Georgia is set up to win its first national championship since 1980. Here are the reasons why the BUlldogs will not only topple the Sooners in Pasadena, California, but also either Clemson or Alabama in the College Football Playoff National Championship in Atlanta.

 

  • It’s a cliche, but it holds true in Georgia’s case. The Bulldogs’ defense has been the stabilizing force of this year’s squad.

 

  • It has allowed the offense to play inside its comfort zone for the majority of the season (save for the first Auburn game) and stands loaded with depth and versatility that will allow it to match up well with all three other CFP teams.

 

  • Georgia is led by Butkus Award winner and SEC Defensive Player of the Year Roquan Smith at middle linebacker — a tackling machine in 2017. He had 113 tackles on the year and leads the SEC with 72 solo tackles (10.5 for loss)  heading into bowl season and was named MVP of the Bulldogs’ 2017 SEC Championship Game win over Auburn.

 

  • “Roquan took on a leadership role in the time in the spring when it was hard because he was injured,” Smart said. “He’s embraced that. He’s had two or three really good practices. He looks fast out there. Really competitive, playing fast.”

 

  • It’s not just Smith, though. Davin Bellamy, Lorenzo Carter, Trent Thompson and the entire Bulldog defensive front seven has grown up since last year.

 

  • They’re stout in the red zone, giving up touchdowns on 46.43 percent of their opponents’ red zone trips (No. 7 in the nation), and their 4.45 yards per play average ranks No. 6 in the country. Simply put, they don’t give up the big plays.

 

Georgia Bulldogs : College Football Playoff predictions

 

“Defense wins championships” is a cliche, and it has changed over the last few years. “Just enough defense” is more accurate. The definition of “just enough” changes based on the offense your own teams has (more on that in a minute) and the offenses a team is facing off against.
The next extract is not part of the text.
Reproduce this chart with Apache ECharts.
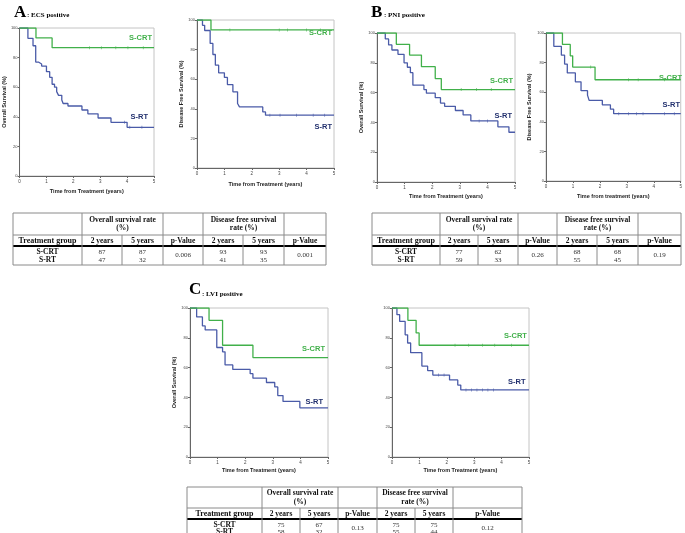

The Bulldogs shut down an ultra-dynamic offense in the 28-7 win over Auburn in the SEC Championship Game, did the same in a dominating win 31-3 win over Mississippi State and held a Notre Dame Fighting Irish rushing attack that averaged 279.08 yards per game on the ground to just 55 (and 1.49 yards per play) at their house. The Bulldogs have “just enough defense” for any situation.